Rivals Face Off In Enterprise 2.0 DebateRivals Face Off In Enterprise 2.0 Debate
Andrew McAfee and Tom Davenport opened the Enterprise 2.0 conference in Boston by debating whether Web 2.0 technology will revolutionize the way companies do business.
McAfee proposed that Web 2.0 technologies could actually threaten the hierarchical structure and bureaucratic lines that have long been the corporate skeleton.
Enabling workers to voice their opinions and possibly even make sensitive corporate problems or issues public is something executives need to think through, warned both men.
For "enlightened leaders," allowing workers to blog and use wikis could be a way to tap into new energies and new ideas, said McAfee. "Leaders want to build empires out there on the market. Bureaucrats want to build turf," he added. "If you want to protect your turf inside an organization, these are unfriendly tools to you."
It's not that easy, though, in the real business world where companies live and die on reputations and disenfranchised workers like to publicly vent their gripes, countered Davenport. "It's unrealistic to think that people who have power will surrender to people who have no power and think they're doing a bad job and want to blog about it," he said.

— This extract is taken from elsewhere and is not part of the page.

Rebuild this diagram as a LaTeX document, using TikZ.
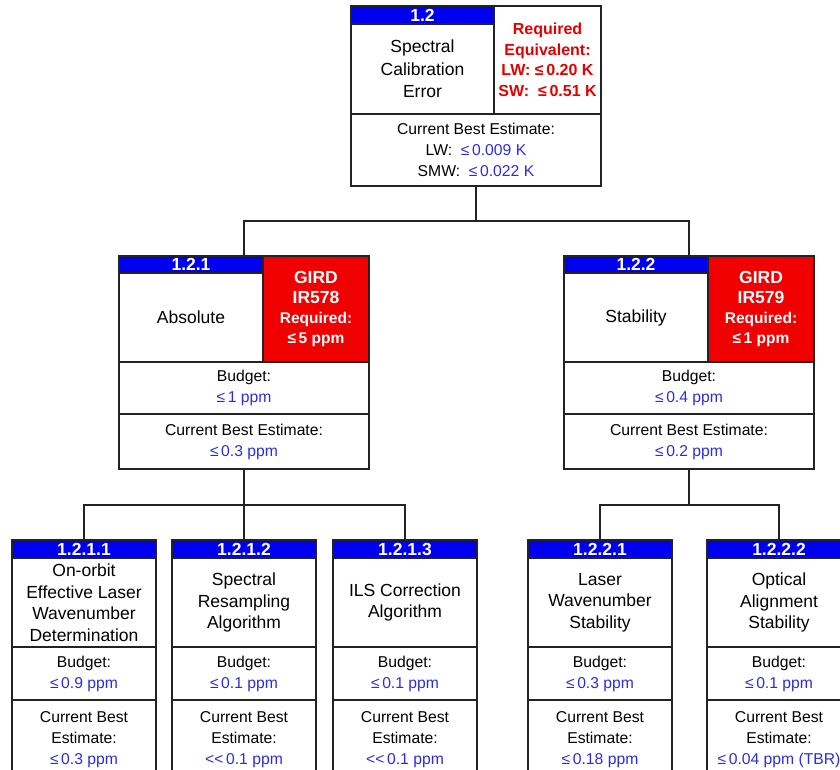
\documentclass[tikz,border=0pt]{standalone}
\usepackage{fontspec}
\setmainfont{Liberation Sans}
\definecolor{hdblue}{RGB}{0,0,240}
\definecolor{reqred}{RGB}{240,0,0}
\definecolor{valblue}{RGB}{45,45,215}
\definecolor{reqtxt}{RGB}{228,0,0}
\definecolor{edge}{RGB}{35,35,35}
\newcommand{\bv}[1]{\textcolor{valblue}{#1}}
\newcommand{\bigreq}{\fontsize{17.5}{22}\selectfont}
\tikzset{
  sec/.style={draw=edge, line width=1.5pt, inner sep=0pt, outer sep=0pt,
    anchor=north west, align=center},
  frame/.style={sec},
  hdr/.style={sec, fill=hdblue, text=white, font=\fontsize{17.5}{18}\selectfont\bfseries},
  ttl/.style={sec, font=\fontsize{17.5}{22.5}\selectfont},
  req/.style={sec, fill=reqred, text=white, font=\fontsize{15.5}{20}\selectfont\bfseries},
  val/.style={sec, font=\fontsize{15.7}{21}\selectfont},
  link/.style={draw=edge, line width=1.5pt},
}
\begin{document}
\begin{tikzpicture}[x=1pt, y=-1pt]
  \useasboundingbox (0,0) rectangle (840,769);
  \clip (0,0) rectangle (840,769);
  % 1.2
  \node[frame, minimum width=250, minimum height=180] (b12) at (351,6) {};
  \node[ttl, minimum width=143, minimum height=90] (t12) at (351,24) {Spectral\\Calibration\\Error};
  \node[hdr, minimum width=143, minimum height=18] (hd12) at (351,6) {1.2};
  \node[sec, minimum width=107, minimum height=108, text=reqtxt,
    font=\fontsize{16}{20.5}\selectfont\bfseries] (r12) at (494,6)
    {Required\\Equivalent:\\LW: ≤\,0.20 K\\SW:\ \ ≤\,0.51 K};
  \node[val, minimum width=250, minimum height=72] (e12) at (351,114)
    {Current Best Estimate:\\LW:\ \ \bv{≤\,0.009 K}\\SMW:\ \ \bv{≤\,0.022 K}};
  % 1.2.1 and 1.2.2
  \foreach \nm/\x/\num/\ttl/\ir/\rq/\bud/\est in {
    121/119/1.2.1/Absolute/IR578/5 ppm/1 ppm/0.3 ppm,
    122/564/1.2.2/Stability/IR579/1 ppm/0.4 ppm/0.2 ppm}{
    \node[frame, minimum width=250, minimum height=213] (b\nm) at (\x,256) {};
    \node[ttl, minimum width=144, minimum height=89] (t\nm) at (\x,273) {\ttl};
    \node[hdr, minimum width=144, minimum height=17] (hd\nm) at (\x,256) {\num};
    \node[req, minimum width=106, minimum height=106] (r\nm) at (\x+144,256)
      {{\bigreq GIRD}\\{\bigreq \ir}\\Required:\\≤\,\rq};
    \node[val, minimum width=250, minimum height=52] (u\nm) at (\x,362)
      {Budget:\\\bv{≤\,\bud}};
    \node[val, minimum width=250, minimum height=55] (e\nm) at (\x,414)
      {Current Best Estimate:\\\bv{≤\,\est}};
  }
  % lower level
  \foreach \nm/\x/\num/\ttl/\bud/\est in {
    1211/12/1.2.1.1/{On-orbit\\Effective Laser\\Wavenumber\\Determination}/{≤\,0.9 ppm}/{≤\,0.3 ppm},
    1212/172/1.2.1.2/{Spectral\\Resampling\\Algorithm}/{≤\,0.1 ppm}/{<{}<\,0.1 ppm},
    1213/333/1.2.1.3/{ILS Correction\\Algorithm}/{≤\,0.1 ppm}/{<{}<\,0.1 ppm},
    1221/528/1.2.2.1/{Laser\\Wavenumber\\Stability}/{≤\,0.3 ppm}/{≤\,0.18 ppm},
    1222/707/1.2.2.2/{Optical\\Alignment\\Stability}/{≤\,0.1 ppm}/{≤\,0.04 ppm (TBR)}}{
    \node[frame, minimum width=144, minimum height=238] (b\nm) at (\x,540) {};
    \node[hdr, minimum width=144, minimum height=18] (hd\nm) at (\x,540) {\num};
    \node[ttl, minimum width=144, minimum height=89, font=\fontsize{17.5}{21.5}\selectfont]
      (t\nm) at (\x,558) {\ttl};
    \node[val, minimum width=144, minimum height=53] (u\nm) at (\x,647)
      {Budget:\\\bv{\bud}};
    \node[val, minimum width=144, minimum height=80] (e\nm) at (\x,700)
      {Current Best\\Estimate:\\\bv{\est}};
  }
  % connectors
  \foreach \c in {121,122}
    \draw[link] (b12.south) -- ++(0,35) -| (b\c.north);
  \foreach \c in {1211,1212,1213}
    \draw[link] (b121.south) -- ++(0,36) -| (b\c.north);
  \foreach \c in {1221,1222}
    \draw[link] (b122.south) -- ++(0,36) -| (b\c.north);
\end{tikzpicture}
\end{document}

McAfee, however, shot back that if employees have something real to gripe about, a good leader would want to know about it.
"It's a question of whether people senior enough in an organization want that information to percolate upward," he said. "These are good tools for those owners ... who want to look under the rocks for where the unpleasant truths are. I'd deploy an Enterprise 2.0 infrastructure to see what people inside it are saying."
Davenport said the idea of giving employees more of a voice isn't new and there long have been techniques, if not technology, to enable it. Want to know what a worker is thinking, put up a suggestion box, he said. And if a company, for instance, were to enable all 20,000 people to blog, who would read those blogs and make sure the company was using the best ideas and taking care of the problems that were coming up? It's simply unmanageable.
"I keep looking at the organizations that are adopting these technologies to see what exactly they're being used for," said Davenport. "There was an article in Fortune about organizations that have established Facebook groups in pretty large numbers. It didn't say what people are using them for. ... I think they'll be used for social purposes far more than for business purposes. I think it's clear that if you have friends at work, the company will be more likely to retain you. ... Is that enough?"
For McAfee that is at least a great start.
"Why do you have to draw such a bright line?" he asked. "That distinction didn't occur to me. I just use Facebook. That's great. Business and social -- why does it have to be one or the other? Why wouldn't we want people to have that idea when they collaborate? Let's give them these tools and have some faith that they'll use them to do their jobs."